Hindalco Industries Ltd reported consolidated Ebitda growth of 31% year-on-year for the June quarter, driven by better price realisation, higher volumes and lower input costs. But while the company is expected to maintain its growth trajectory, the current drop in aluminium prices is expected to weigh on its near-term profitability.
Aluminium prices are hovering below $2,300 per tonne in the ongoing quarter, down from over $2,500 in June, dragged down by weak US economic data and geopolitical uncertainties.
The damage and disruption to Hindalco's plant operations in Europe due to floods may also impact the company's earnings in the second quarter.
Amid the near-term volatility, Hindalco is investing significantly across both domestic business and Novelis Inc., its US-based subsidiary.
The investments are directed primarily at increasing the share of value-added products and enhancing backward linkages. These include a flat-rolled products expansion project likely to get commissioned by March, which would take Hindalco's total downstream capacity to 600,000 tonnes per annum.
Hindalco’s extrusion facility at Silvassa for converting raw aluminium into other value-added grades is running at about 40% of its capacity. It is projected to reach full capacity by the fourth quarter (January-March).
The company’s management has projected Ebitda of $200 per tonne at peak downstream capacity, up from about $140 per tonne currently.
A massive investments pipeline
Hindalco is also investing in building a renewable power generation capacity of 300 MW with a 100 MW hybrid project, including pumped storage, which is expected to be commissioned in the first half of 2025. The project is important to the company’s growth plans since it wants to build its new smelter based on uninterrupted power supply from the renewable source.
However, Hindalco faces hurdles in its plans to lower its dependency on coal because of delays in obtaining licences for mining from its coal blocks.
The company also commissioned a new automotive recycling plant in Novelis in the first quarter, increasing its recycling capacity. Expansion projects in Novelis include a greenfield recycling project in the US.
Also read | Proposed Novelis IPO is a booster dose for Hindalco
With the domestic downstream projects closer to completion, Hindalco is now looking at its next set of projects. These include an alumina refinery, an aluminium smelter, and a copper cathode plant, each requiring about ₹8,000 crore of investment.
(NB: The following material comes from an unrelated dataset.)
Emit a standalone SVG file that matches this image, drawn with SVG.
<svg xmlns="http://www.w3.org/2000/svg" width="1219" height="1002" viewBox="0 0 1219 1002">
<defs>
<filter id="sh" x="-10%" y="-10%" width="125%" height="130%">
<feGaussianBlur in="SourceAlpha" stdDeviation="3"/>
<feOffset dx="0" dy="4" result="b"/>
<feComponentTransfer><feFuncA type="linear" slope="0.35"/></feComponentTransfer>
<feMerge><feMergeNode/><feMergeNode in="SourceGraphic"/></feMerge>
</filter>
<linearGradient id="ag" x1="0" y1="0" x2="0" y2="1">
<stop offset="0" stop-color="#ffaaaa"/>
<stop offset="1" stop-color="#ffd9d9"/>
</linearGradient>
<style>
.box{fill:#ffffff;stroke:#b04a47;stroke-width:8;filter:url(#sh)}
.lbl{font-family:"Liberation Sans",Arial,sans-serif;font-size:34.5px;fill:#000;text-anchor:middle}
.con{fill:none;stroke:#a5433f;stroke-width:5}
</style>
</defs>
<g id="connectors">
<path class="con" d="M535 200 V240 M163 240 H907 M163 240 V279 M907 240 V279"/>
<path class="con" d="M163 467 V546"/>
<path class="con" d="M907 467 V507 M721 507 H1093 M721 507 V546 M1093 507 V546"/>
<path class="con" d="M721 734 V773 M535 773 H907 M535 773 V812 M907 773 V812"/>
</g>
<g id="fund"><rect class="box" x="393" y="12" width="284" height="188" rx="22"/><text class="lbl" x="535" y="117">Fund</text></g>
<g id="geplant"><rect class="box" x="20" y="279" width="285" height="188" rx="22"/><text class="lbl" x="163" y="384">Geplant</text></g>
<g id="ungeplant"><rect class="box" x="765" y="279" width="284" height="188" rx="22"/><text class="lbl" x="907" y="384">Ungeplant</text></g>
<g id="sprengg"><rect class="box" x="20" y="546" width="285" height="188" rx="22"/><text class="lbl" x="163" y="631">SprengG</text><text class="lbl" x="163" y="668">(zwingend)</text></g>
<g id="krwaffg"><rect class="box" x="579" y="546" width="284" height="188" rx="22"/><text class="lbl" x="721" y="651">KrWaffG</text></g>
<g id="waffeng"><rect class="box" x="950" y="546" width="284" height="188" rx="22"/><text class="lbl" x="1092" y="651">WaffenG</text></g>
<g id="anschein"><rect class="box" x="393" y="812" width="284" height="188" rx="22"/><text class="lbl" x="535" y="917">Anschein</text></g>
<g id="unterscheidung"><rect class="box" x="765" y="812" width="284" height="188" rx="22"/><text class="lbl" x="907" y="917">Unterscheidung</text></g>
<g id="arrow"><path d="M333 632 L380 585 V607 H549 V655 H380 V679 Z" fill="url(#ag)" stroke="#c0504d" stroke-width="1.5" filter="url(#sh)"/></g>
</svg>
The copper cathode plants would increase Hindalco’s backward integration as it currently imports copper cathode, which are processed further to be sold as copper rods. Between April and June, the company imported nearly 25% of its copper cathode requirement.
Hindalco’s estimated total investment stands at close to ₹70,000 crore (about $8.5 billion), including $4.9 billion in Novelis.
The aluminium factor
What augurs well for the company is that despite the high capital expenditure Hindalco is projected to maintain a comfortable balance sheet position.
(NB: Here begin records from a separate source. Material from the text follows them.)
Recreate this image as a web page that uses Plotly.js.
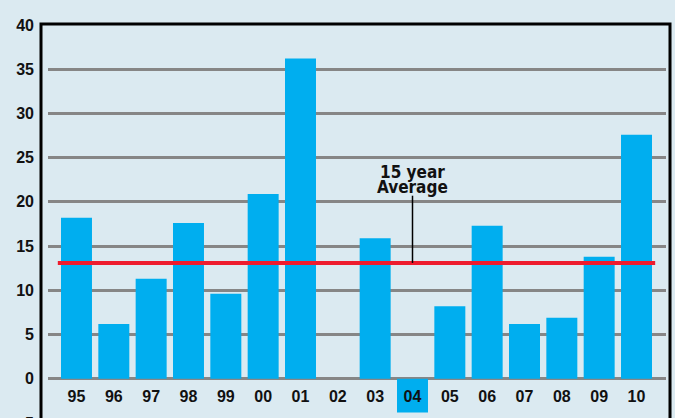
<!DOCTYPE html>
<html>
<head>
<meta charset="utf-8">
<script src="https://cdn.plot.ly/plotly-3.0.1.min.js"></script>
<style>
html,body{margin:0;padding:0;overflow:hidden;background:#dbeaf1;}
#chart{width:675px;height:463px;}
</style>
</head>
<body>
<div id="chart"></div>
<script>
var years = ["95","96","97","98","99","00","01","02","03","04","05","06","07","08","09","10"];
var values = [18.2, 6.2, 11.3, 17.6, 9.6, 20.9, 36.2, 0, 15.9, -3.8, 8.2, 17.3, 6.2, 6.9, 13.8, 27.6];
var average = 13.1;
var avgLabelLines = ["15 year", "Average"];
var yTicks = [-5, 0, 5, 10, 15, 20, 25, 30, 35, 40];

var bg = "#dbeaf1";
var tickFont = {family: "Liberation Sans, Arial, sans-serif", size: 16, color: "#111", weight: "bold"};
var noteFont = {family: "Liberation Sans Narrow, DejaVu Sans Condensed, Arial Narrow, sans-serif", size: 17, color: "#111", weight: "bold"};

var trace = {
  type: "bar",
  x: years,
  y: values,
  marker: {color: "#00aeef", line: {width: 0}},
  hoverinfo: "x+y"
};

var layout = {
  width: 675,
  height: 463,
  margin: {l: 48, r: 9, t: 25, b: 40},
  paper_bgcolor: bg,
  plot_bgcolor: bg,
  showlegend: false,
  bargap: 0.17,
  xaxis: {
    type: "category",
    range: [-0.763, 15.79],
    anchor: "free",
    position: 5/45,
    showgrid: false,
    zeroline: false,
    showline: false,
    ticks: "",
    ticklabelstandoff: 6,
    tickfont: tickFont
  },
  yaxis: {
    range: [-5, 40],
    tickvals: yTicks,
    ticktext: yTicks.map(String),
    showgrid: true,
    gridcolor: "#868686",
    gridwidth: 3,
    zeroline: true,
    zerolinecolor: "#868686",
    zerolinewidth: 3,
    showline: false,
    ticks: "",
    ticklabelstandoff: 13,
    tickfont: tickFont
  },
  shapes: [
    {type: "line", xref: "x", yref: "y", x0: -0.5, x1: years.length - 0.5, y0: average, y1: average,
     line: {color: "#ee1c2e", width: 4}, layer: "above"},
    {type: "line", xref: "x", yref: "y", x0: 9, x1: 9, y0: average, y1: 20.7,
     line: {color: "#000", width: 1.5}, layer: "above"},
    {type: "rect", xref: "paper", yref: "paper", x0: -7/618, x1: 622/618, y0: -0.3, y1: 399/398,
     line: {color: "#000", width: 3}, fillcolor: "rgba(0,0,0,0)", layer: "above"}
  ],
  annotations: [
    {xref: "x", yref: "y", x: 9, y: 23.4, text: avgLabelLines[0], showarrow: false,
     xanchor: "center", yanchor: "middle", font: noteFont},
    {xref: "x", yref: "y", x: 9, y: 21.65, text: avgLabelLines[1], showarrow: false,
     xanchor: "center", yanchor: "middle", font: noteFont}
  ]
};

Plotly.newPlot("chart", [trace], layout, {displayModeBar: false, staticPlot: true});
</script>
</body>
</html>
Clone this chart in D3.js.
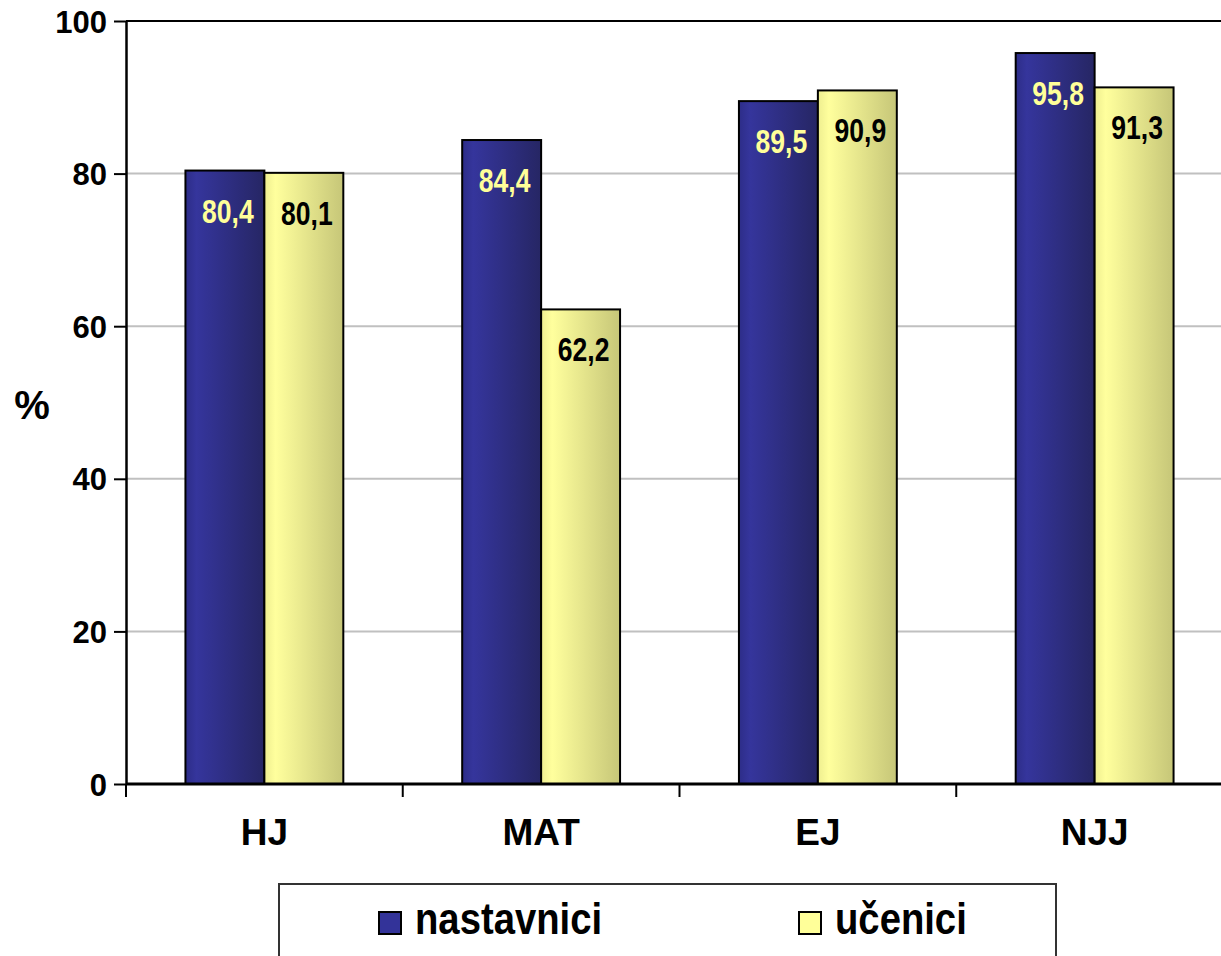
<!DOCTYPE html>
<html>
<head>
<meta charset="utf-8">
<script src="https://cdn.jsdelivr.net/npm/d3@7"></script>
<style>
  html, body { margin: 0; padding: 0; background: #fff; }
  svg { display: block; }
</style>
</head>
<body>
<script>
const categories = ["HJ", "MAT", "EJ", "NJJ"];
const seriesNames = ["nastavnici", "učenici"];
const nastavnici = [80.4, 84.4, 89.5, 95.8];
const ucenici = [80.1, 62.2, 90.9, 91.3];
const yTicks = [0, 20, 40, 60, 80, 100];
const valueLabels = [["80,4", "84,4", "89,5", "95,8"], ["80,1", "62,2", "90,9", "91,3"]];

(function () {
const W = 1221, H = 956;
const svg = d3.select("body").append("svg").attr("width", W).attr("height", H);

const defs = svg.append("defs");
const gb = defs.append("linearGradient").attr("id", "gBlue").attr("x1", "0").attr("x2", "1").attr("y1", "0").attr("y2", "0");
gb.append("stop").attr("offset", "0%").attr("stop-color", "#2d2d88");
gb.append("stop").attr("offset", "14%").attr("stop-color", "#35359c");
gb.append("stop").attr("offset", "100%").attr("stop-color", "#262664");
const gy = defs.append("linearGradient").attr("id", "gYellow").attr("x1", "0").attr("x2", "1").attr("y1", "0").attr("y2", "0");
gy.append("stop").attr("offset", "0%").attr("stop-color", "#eeee90");
gy.append("stop").attr("offset", "14%").attr("stop-color", "#ffff9d");
gy.append("stop").attr("offset", "100%").attr("stop-color", "#c6c678");

const pLeft = 126, pRight = 1233, pTop = 21, pBottom = 784;
const x = d3.scaleBand().domain(categories).range([pLeft, pRight]).padding(0);
const x1 = d3.scaleBand().domain(seriesNames).range([0, x.bandwidth()]).paddingInner(0).paddingOuter(0.753);
const y = d3.scaleLinear().domain([0, 100]).range([pBottom, pTop]);

const sans = "'Liberation Sans', Arial, Helvetica, sans-serif";

// gridlines
svg.append("g").selectAll("line").data(yTicks.filter(t => t > 0 && t < 100)).join("line")
  .attr("x1", pLeft).attr("x2", W).attr("y1", d => y(d)).attr("y2", d => y(d))
  .attr("stroke", "#c0c0c0").attr("stroke-width", 2);
// top border line
svg.append("line").attr("x1", pLeft).attr("x2", W).attr("y1", y(100)).attr("y2", y(100))
  .attr("stroke", "#000").attr("stroke-width", 2);

// bars
const data = categories.map((c, i) => ({ c, vals: [nastavnici[i], ucenici[i]] }));
const grads = ["url(#gBlue)", "url(#gYellow)"];
const labelColors = ["#ffff99", "#000"];
const groups = svg.append("g").selectAll("g").data(data).join("g")
  .attr("transform", d => `translate(${x(d.c)},0)`);
groups.selectAll("rect").data((d) => d.vals.map((v, j) => ({ v, j }))).join("rect")
  .attr("x", d => x1(seriesNames[d.j]))
  .attr("y", d => y(d.v))
  .attr("width", x1.bandwidth())
  .attr("height", d => pBottom - y(d.v))
  .attr("fill", d => grads[d.j])
  .attr("stroke", "#000").attr("stroke-width", 2);
groups.selectAll("text").data((d, i) => d.vals.map((v, j) => ({ v, j, i }))).join("text")
  .attr("transform", d => `translate(${x1(seriesNames[d.j]) + x1.bandwidth() / 2 + 3},${y(d.v) + 52}) scale(0.78,1)`)
  .attr("text-anchor", "middle")
  .attr("font-family", sans)
  .attr("font-weight", "bold")
  .attr("font-size", 34)
  .attr("fill", d => labelColors[d.j])
  .text(d => valueLabels[d.j][d.i]);

// y axis
const yAxis = svg.append("g").attr("transform", `translate(${pLeft},0)`)
  .call(d3.axisLeft(y).tickValues(yTicks).tickSize(12).tickSizeOuter(0).tickPadding(7).tickFormat(d3.format("d")));
yAxis.select(".domain").attr("stroke", "#000").attr("stroke-width", 2.5);
yAxis.selectAll(".tick line").attr("stroke", "#000").attr("stroke-width", 2);
yAxis.selectAll(".tick text").attr("font-family", sans)
  .attr("font-weight", "bold").attr("font-size", 31).attr("fill", "#000").attr("dy", "0.36em");

// x axis
const xAxis = svg.append("g").attr("transform", `translate(0,${pBottom})`)
  .call(d3.axisBottom(x).tickSize(0).tickPadding(45));
xAxis.select(".domain").remove();
svg.append("line").attr("x1", pLeft).attr("x2", W).attr("y1", pBottom).attr("y2", pBottom)
  .attr("stroke", "#000").attr("stroke-width", 3);
xAxis.selectAll(".tick text").attr("font-family", sans)
  .attr("font-weight", "bold").attr("font-size", 37).attr("fill", "#000").attr("dy", "0.42em");
// category separator ticks
svg.append("g").selectAll("line").data(categories).join("line")
  .attr("x1", d => x(d)).attr("x2", d => x(d))
  .attr("y1", pBottom).attr("y2", pBottom + 13)
  .attr("stroke", "#000").attr("stroke-width", 2);

// y label
svg.append("text").attr("x", 32).attr("y", 419).attr("text-anchor", "middle")
  .attr("font-family", sans).attr("font-weight", "bold")
  .attr("font-size", 40).text("%");

// legend
svg.append("rect").attr("x", 279).attr("y", 884).attr("width", 777).attr("height", 100)
  .attr("fill", "#fff").attr("stroke", "#333").attr("stroke-width", 2);
const legendX = [379, 799];
const legendFills = ["#333399", "#ffff99"];
const lg = svg.append("g").selectAll("g").data(seriesNames).join("g")
  .attr("transform", (d, i) => `translate(${legendX[i]},912)`);
lg.append("rect").attr("width", 22).attr("height", 22)
  .attr("fill", (d, i) => legendFills[i]).attr("stroke", "#000").attr("stroke-width", 2);
lg.append("text").attr("transform", "translate(36,22) scale(0.85,1)")
  .attr("font-family", sans)
  .attr("font-weight", "bold").attr("font-size", 45).attr("fill", "#000")
  .text(d => d);
})();
</script>
</body>
</html>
“We expect net debt to increase to ₹41,000 crore by FY26-end as company undertakes more than ₹20,000 crore annual capex over the next couple of years. That would still imply consolidated net debt/Ebitda of 1.2-1.3 through FY26-27," Ambit Capital said in a report.
Hindalco’s consolidated net debt at the end of the June quarter was ₹35,500 crore. Net debt/Ebitda was 1.24 times, down from 1.73 times a year ago.
Last quarter’s Ebitda increase was led by a sharp 74% growth in domestic aluminium segment and a 52% growth in the copper segment, although Novelis clocked a lower growth of 19%.
Domestic demand for aluminium rose sharply by 19% in the first quarter, with imports, excluding scrap aluminium, jumping by 35%. Novelis accounts for nearly 60% of consolidated revenue even though it has a higher cost structure due to the absence of backward linkages.
While Hindalco’s shares have risen nearly 38% over the last one year, the stock has witnessed sharp volatility, in line with aluminium prices. The stock trades at 6 times its enterprise multiple (enterprise value/Ebitda) and 1.3 times the estimated FY26 price-to-book, Motilal Oswal Financial Services said in a report dated 13 August.
Stronger aluminium prices are the key to the Hindalco stock’s good health.